=== Rows ===
╔══

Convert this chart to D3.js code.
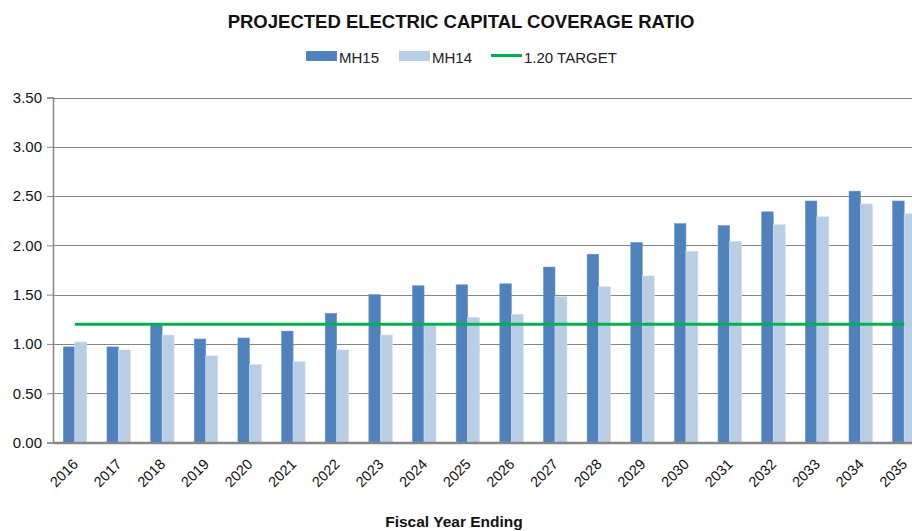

╚══
╔══

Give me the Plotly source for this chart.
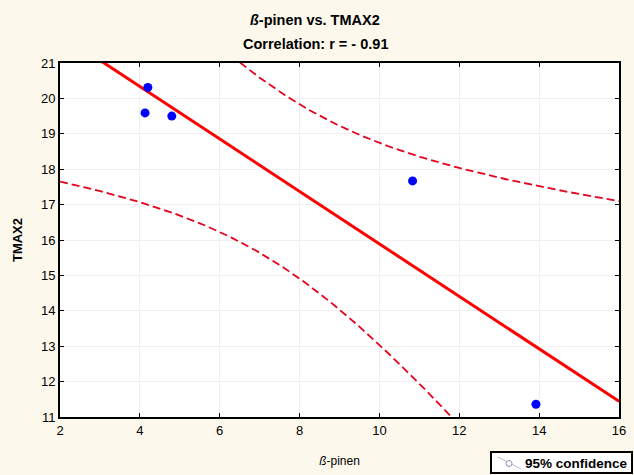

╚══
╔══

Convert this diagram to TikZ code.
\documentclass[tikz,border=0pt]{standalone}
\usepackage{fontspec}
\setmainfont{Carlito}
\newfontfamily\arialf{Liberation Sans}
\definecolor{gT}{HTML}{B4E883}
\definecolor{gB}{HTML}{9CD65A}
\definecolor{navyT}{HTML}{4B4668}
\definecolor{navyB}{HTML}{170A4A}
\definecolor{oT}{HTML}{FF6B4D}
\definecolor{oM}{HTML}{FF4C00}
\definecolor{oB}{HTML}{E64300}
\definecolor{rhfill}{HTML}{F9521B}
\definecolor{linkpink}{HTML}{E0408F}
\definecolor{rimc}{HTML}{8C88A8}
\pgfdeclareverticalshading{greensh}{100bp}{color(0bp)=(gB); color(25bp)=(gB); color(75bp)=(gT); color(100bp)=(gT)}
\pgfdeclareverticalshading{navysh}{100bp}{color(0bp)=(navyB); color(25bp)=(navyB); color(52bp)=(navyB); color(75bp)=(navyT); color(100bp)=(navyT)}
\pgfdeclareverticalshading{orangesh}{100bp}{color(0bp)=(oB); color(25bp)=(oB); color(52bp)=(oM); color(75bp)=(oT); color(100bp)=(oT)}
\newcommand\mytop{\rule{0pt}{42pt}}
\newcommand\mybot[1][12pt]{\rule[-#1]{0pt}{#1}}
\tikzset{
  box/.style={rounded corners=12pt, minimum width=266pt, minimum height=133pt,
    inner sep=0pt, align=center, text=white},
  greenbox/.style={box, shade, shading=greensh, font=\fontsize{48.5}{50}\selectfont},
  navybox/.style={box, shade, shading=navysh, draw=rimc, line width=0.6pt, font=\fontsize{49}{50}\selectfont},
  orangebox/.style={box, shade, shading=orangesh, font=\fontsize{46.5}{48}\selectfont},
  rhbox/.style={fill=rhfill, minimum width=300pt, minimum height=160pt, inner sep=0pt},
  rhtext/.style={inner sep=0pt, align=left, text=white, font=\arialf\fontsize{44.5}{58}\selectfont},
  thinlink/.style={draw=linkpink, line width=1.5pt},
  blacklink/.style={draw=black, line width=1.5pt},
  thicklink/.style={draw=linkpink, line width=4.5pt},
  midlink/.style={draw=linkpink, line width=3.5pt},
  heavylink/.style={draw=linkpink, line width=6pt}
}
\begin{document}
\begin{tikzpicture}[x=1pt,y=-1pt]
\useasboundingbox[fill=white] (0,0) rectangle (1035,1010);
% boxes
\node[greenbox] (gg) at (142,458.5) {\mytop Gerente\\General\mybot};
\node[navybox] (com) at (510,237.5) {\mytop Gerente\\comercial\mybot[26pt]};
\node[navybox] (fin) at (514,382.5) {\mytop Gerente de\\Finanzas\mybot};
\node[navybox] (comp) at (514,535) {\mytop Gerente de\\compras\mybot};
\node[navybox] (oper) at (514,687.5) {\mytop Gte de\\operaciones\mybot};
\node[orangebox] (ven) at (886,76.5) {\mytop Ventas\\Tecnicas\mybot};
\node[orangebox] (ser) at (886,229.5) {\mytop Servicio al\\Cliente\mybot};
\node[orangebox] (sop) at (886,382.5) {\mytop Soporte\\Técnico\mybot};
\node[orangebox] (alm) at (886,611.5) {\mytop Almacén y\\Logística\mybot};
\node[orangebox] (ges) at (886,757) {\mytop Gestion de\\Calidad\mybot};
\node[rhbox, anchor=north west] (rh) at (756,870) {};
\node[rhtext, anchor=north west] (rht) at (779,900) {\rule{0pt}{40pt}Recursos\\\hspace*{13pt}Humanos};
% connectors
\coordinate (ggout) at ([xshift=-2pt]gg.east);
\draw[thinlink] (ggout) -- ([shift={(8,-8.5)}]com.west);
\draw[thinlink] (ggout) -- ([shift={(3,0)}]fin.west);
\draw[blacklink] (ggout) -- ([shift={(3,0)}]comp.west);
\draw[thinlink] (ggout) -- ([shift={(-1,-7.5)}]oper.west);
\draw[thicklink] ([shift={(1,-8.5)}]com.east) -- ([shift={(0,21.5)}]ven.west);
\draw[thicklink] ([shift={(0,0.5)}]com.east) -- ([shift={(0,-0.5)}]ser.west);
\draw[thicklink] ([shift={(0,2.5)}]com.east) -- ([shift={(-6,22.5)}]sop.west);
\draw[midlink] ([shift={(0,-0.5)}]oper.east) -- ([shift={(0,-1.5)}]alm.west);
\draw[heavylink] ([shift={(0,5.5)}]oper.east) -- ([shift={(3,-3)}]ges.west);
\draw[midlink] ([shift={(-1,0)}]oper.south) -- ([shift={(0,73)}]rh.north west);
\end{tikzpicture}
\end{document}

╚══

=== Task prompt ===
How many lines of the listing include the string "chart"? Answer with the number alone.

=== Task output ===
2